● **Work to complete**
Retype all material exactly. Pictures stay out of the copy.

● **Supplied information**
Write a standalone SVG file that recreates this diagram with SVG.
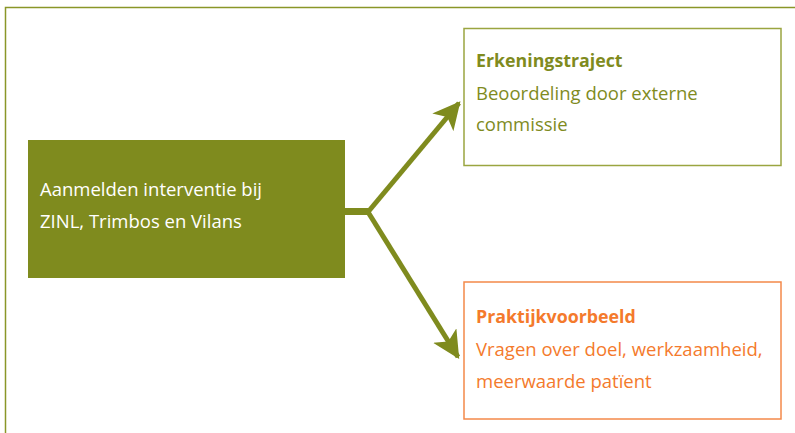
<svg xmlns="http://www.w3.org/2000/svg" width="795" height="433" viewBox="0 0 795 433">
<style>
text{font-family:"Open Sans","Noto Sans","Liberation Sans",sans-serif;font-size:18.5px}
.b{font-weight:bold;font-size:17.8px}
.g{fill:#7f8b1e}
.o{fill:#f47a2c}
.w{fill:#ffffff}
.conn{stroke:#7f8b1e;fill:none}
</style>
<defs>
<marker id="ah" viewBox="0 0 12 12" refX="11" refY="6" markerWidth="5.5" markerHeight="5.5" orient="auto" markerUnits="strokeWidth">
<path d="M0,0 L12,6 L0,12 L3,6 Z" fill="#7f8b1e"/>
</marker>
</defs>
<rect x="5.5" y="7.5" width="800" height="440" fill="none" stroke="#8a9628" stroke-width="1.5"/>
<g id="connectors">
<line class="conn" x1="345" y1="211.5" x2="369" y2="211.5" stroke-width="7"/>
<line class="conn" x1="368" y1="212" x2="459" y2="103" stroke-width="5" marker-end="url(#ah)"/>
<line class="conn" x1="368" y1="212" x2="458" y2="357" stroke-width="5" marker-end="url(#ah)"/>
</g>
<g id="start">
<rect x="28" y="140" width="317" height="138" fill="#7f8b1e"/>
<text class="w" x="40" y="196">Aanmelden interventie bij</text>
<text class="w" x="40" y="228">ZINL, Trimbos en Vilans</text>
</g>
<g id="erkenning">
<rect x="464" y="28.5" width="317" height="137" fill="#ffffff" stroke="#9aa540" stroke-width="1.5"/>
<text class="g b" x="476" y="67">Erkeningstraject</text>
<text class="g" x="476" y="100">Beoordeling door externe</text>
<text class="g" x="476" y="131">commissie</text>
</g>
<g id="praktijk">
<rect x="464" y="282" width="317" height="137" fill="#ffffff" stroke="#f4894a" stroke-width="1.5"/>
<text class="o b" x="476" y="323">Praktijkvoorbeeld</text>
<text class="o" x="476" y="356">Vragen over doel, werkzaamheid,</text>
<text class="o" x="476" y="388">meerwaarde patïent</text>
</g>
</svg>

● **Complete response**
Write a standalone SVG file that recreates this diagram with SVG.
<svg xmlns="http://www.w3.org/2000/svg" width="795" height="433" viewBox="0 0 795 433">
<style>
text{font-family:"Open Sans","Noto Sans","Liberation Sans",sans-serif;font-size:18.5px}
.b{font-weight:bold;font-size:17.8px}
.g{fill:#7f8b1e}
.o{fill:#f47a2c}
.w{fill:#ffffff}
.conn{stroke:#7f8b1e;fill:none}
</style>
<defs>
<marker id="ah" viewBox="0 0 12 12" refX="11" refY="6" markerWidth="5.5" markerHeight="5.5" orient="auto" markerUnits="strokeWidth">
<path d="M0,0 L12,6 L0,12 L3,6 Z" fill="#7f8b1e"/>
</marker>
</defs>
<rect x="5.5" y="7.5" width="800" height="440" fill="none" stroke="#8a9628" stroke-width="1.5"/>
<g id="connectors">
<line class="conn" x1="345" y1="211.5" x2="369" y2="211.5" stroke-width="7"/>
<line class="conn" x1="368" y1="212" x2="459" y2="103" stroke-width="5" marker-end="url(#ah)"/>
<line class="conn" x1="368" y1="212" x2="458" y2="357" stroke-width="5" marker-end="url(#ah)"/>
</g>
<g id="start">
<rect x="28" y="140" width="317" height="138" fill="#7f8b1e"/>
<text class="w" x="40" y="196">Aanmelden interventie bij</text>
<text class="w" x="40" y="228">ZINL, Trimbos en Vilans</text>
</g>
<g id="erkenning">
<rect x="464" y="28.5" width="317" height="137" fill="#ffffff" stroke="#9aa540" stroke-width="1.5"/>
<text class="g b" x="476" y="67">Erkeningstraject</text>
<text class="g" x="476" y="100">Beoordeling door externe</text>
<text class="g" x="476" y="131">commissie</text>
</g>
<g id="praktijk">
<rect x="464" y="282" width="317" height="137" fill="#ffffff" stroke="#f4894a" stroke-width="1.5"/>
<text class="o b" x="476" y="323">Praktijkvoorbeeld</text>
<text class="o" x="476" y="356">Vragen over doel, werkzaamheid,</text>
<text class="o" x="476" y="388">meerwaarde patïent</text>
</g>
</svg>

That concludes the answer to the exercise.